Pyotr Semak: Maria Shevtsova
Born in Ukraine in 1960, Pyotr Semak was admitted into the four-year acting class of Arkady Katsman and Lev Dodin at the National Institute of Theatre Music and Cinema in Leningrad, from which he graduated in 1983. Semak’s successful entry into this prestigious school is noteworthy because its selection procedures in the 1970s were no less rigorous than they were in the 2000s. In 2005, for instance, Dodin, who had been left in charge after Katsman’s death, auditioned some 2,500 people, whittling them down over four rounds until he selected twenty-six of them (Dodin in Shevtsova and Innes 2009: 42-43). The Institute was renamed the Academy of Theatre Arts after the dissolution of the Soviet Union in 1991. On completing his course, Semak, together with a group from the same class, imme-
diately joined the Maly Drama Theatre whose new artistic director, as of 1983, was Dodin. This commitment to continuity between an acting school and a theatre dedicated to the same principles was key to Konstantin Stanislavsky’s work and distinguishes the Maly today from virtually all other companies in Russia. Most of them had fallen prey to the commercial imperative dominating the country since the collapse of communism, or else they simply wanted a change from established Russian practice, much of which had atrophied under the Soviet regime. School-theatre continuity is of fundamental importance for the Maly’s organic approach to acting, and Semak’s work on Shakespeare is inseparable from this approach, nurtured by Dodin and his team of teacherscollaborators not only in the school as such, but in the ongoing training that occurs within the company as the actors rehearse and perform (Shevtsova 2004: 36-60). Semak’s ﬁrst role was Mikhaïl Pryaslin in Brothers and Sisters (1985), which was
also the Maly’s ﬁrst production under Dodin’s leadership.
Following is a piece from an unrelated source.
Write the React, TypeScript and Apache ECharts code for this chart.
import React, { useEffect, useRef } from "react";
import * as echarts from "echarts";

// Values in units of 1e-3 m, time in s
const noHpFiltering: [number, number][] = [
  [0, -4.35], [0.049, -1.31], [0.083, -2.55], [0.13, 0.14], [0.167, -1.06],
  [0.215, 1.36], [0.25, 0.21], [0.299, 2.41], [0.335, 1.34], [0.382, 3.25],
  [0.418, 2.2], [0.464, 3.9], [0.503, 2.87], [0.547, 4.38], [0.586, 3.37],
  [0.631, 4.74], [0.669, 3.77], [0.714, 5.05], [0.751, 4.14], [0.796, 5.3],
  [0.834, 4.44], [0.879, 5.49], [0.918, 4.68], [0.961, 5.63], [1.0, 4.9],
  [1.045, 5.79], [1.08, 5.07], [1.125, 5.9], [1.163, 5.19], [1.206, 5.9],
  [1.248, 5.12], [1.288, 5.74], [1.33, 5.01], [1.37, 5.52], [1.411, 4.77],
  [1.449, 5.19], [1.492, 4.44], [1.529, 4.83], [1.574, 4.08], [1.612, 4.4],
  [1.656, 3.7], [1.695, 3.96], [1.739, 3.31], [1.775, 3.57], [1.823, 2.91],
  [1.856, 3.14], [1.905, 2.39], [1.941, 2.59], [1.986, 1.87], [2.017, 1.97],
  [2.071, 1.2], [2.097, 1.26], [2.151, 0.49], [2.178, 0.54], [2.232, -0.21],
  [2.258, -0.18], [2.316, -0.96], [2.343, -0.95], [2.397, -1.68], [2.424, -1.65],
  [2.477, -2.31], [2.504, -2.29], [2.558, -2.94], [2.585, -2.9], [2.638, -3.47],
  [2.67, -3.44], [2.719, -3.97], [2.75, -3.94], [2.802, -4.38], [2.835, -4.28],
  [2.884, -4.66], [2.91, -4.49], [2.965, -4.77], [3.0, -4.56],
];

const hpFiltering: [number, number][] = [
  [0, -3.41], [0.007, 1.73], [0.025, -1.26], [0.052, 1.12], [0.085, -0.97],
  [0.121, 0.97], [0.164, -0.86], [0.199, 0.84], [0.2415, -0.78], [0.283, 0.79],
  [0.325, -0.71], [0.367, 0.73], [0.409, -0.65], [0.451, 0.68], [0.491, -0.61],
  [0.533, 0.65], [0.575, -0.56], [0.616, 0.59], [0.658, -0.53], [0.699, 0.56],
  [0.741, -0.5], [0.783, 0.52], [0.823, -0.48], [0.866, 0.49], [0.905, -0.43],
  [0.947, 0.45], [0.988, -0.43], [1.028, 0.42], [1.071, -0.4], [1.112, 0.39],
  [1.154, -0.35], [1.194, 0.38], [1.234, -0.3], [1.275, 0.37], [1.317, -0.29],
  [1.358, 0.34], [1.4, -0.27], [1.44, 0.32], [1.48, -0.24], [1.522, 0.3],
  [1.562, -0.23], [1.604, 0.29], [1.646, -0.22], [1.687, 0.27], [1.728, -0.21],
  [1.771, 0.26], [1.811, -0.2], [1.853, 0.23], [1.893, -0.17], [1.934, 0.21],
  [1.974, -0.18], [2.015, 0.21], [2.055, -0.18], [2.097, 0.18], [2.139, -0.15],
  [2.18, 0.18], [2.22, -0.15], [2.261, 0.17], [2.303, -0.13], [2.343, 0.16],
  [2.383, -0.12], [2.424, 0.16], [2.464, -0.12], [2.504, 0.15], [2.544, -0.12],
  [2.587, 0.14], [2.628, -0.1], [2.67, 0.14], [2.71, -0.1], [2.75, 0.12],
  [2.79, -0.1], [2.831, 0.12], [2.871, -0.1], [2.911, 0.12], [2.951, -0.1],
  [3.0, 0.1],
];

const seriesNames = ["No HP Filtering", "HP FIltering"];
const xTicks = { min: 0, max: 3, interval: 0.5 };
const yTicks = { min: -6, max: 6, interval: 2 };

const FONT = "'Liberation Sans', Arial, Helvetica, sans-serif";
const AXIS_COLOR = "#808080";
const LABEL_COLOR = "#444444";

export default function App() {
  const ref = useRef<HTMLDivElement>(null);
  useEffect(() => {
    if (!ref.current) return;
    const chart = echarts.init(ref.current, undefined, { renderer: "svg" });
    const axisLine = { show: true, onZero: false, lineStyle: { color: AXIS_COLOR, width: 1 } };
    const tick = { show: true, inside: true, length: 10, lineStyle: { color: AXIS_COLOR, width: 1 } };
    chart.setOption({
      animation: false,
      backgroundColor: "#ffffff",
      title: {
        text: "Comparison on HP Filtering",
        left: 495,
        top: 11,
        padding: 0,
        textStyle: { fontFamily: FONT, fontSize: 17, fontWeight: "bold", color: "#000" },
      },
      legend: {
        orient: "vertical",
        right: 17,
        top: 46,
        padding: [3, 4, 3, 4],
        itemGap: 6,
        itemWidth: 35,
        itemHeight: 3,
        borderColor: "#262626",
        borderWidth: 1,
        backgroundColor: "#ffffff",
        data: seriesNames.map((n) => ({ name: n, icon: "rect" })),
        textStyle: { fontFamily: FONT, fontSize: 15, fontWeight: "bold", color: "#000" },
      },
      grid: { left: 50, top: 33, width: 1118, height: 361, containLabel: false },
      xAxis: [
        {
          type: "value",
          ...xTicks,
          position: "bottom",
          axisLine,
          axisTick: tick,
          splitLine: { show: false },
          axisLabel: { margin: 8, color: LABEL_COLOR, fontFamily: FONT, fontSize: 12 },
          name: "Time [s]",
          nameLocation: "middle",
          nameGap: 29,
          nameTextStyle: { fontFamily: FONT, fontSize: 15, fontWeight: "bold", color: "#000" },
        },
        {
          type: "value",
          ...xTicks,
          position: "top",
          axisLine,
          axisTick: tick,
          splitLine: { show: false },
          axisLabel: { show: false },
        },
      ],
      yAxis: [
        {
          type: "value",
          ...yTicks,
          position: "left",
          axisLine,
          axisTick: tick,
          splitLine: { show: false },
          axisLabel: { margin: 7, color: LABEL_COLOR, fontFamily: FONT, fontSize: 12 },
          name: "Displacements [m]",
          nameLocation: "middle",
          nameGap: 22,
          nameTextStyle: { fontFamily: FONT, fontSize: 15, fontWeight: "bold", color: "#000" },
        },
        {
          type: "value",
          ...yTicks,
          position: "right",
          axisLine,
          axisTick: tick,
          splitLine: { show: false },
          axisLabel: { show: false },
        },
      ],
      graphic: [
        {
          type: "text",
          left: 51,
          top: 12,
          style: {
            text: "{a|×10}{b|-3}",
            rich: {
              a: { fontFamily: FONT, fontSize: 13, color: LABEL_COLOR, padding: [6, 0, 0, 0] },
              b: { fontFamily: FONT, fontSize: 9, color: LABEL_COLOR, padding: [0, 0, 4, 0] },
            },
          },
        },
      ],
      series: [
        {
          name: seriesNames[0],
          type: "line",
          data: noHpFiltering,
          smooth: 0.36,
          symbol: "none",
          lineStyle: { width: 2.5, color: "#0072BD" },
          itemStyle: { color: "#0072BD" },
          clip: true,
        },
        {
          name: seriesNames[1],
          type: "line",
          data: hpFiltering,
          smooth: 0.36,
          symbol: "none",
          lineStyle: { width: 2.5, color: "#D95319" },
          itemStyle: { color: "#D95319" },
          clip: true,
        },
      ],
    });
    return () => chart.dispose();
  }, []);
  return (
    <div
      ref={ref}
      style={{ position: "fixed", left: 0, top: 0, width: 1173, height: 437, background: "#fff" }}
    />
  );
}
Brothers and Sisters was a six-hour long epic that focused on the hardships of villagers living in the Arkhangelsk region during the last years of the Second World War and the early post-war period. Its themes, starting with state control and the injustices perpetrated by it, were of the moment, chiming with the overhaul of structures, ideas, attitudes and expectations that underpinned Mikhaïl Gorbachev’s reforms – perestroika and glasnost – from 1986 to 1988; this socio-political focus, combined with performances of an uncommon clarity, musicality, energy and humour, gave the production something like legendary status. Semak’s role was seminal to his development as an actor and also to the company’s fame, both national and international. The production has remained in the Maly’s repertoire ever since.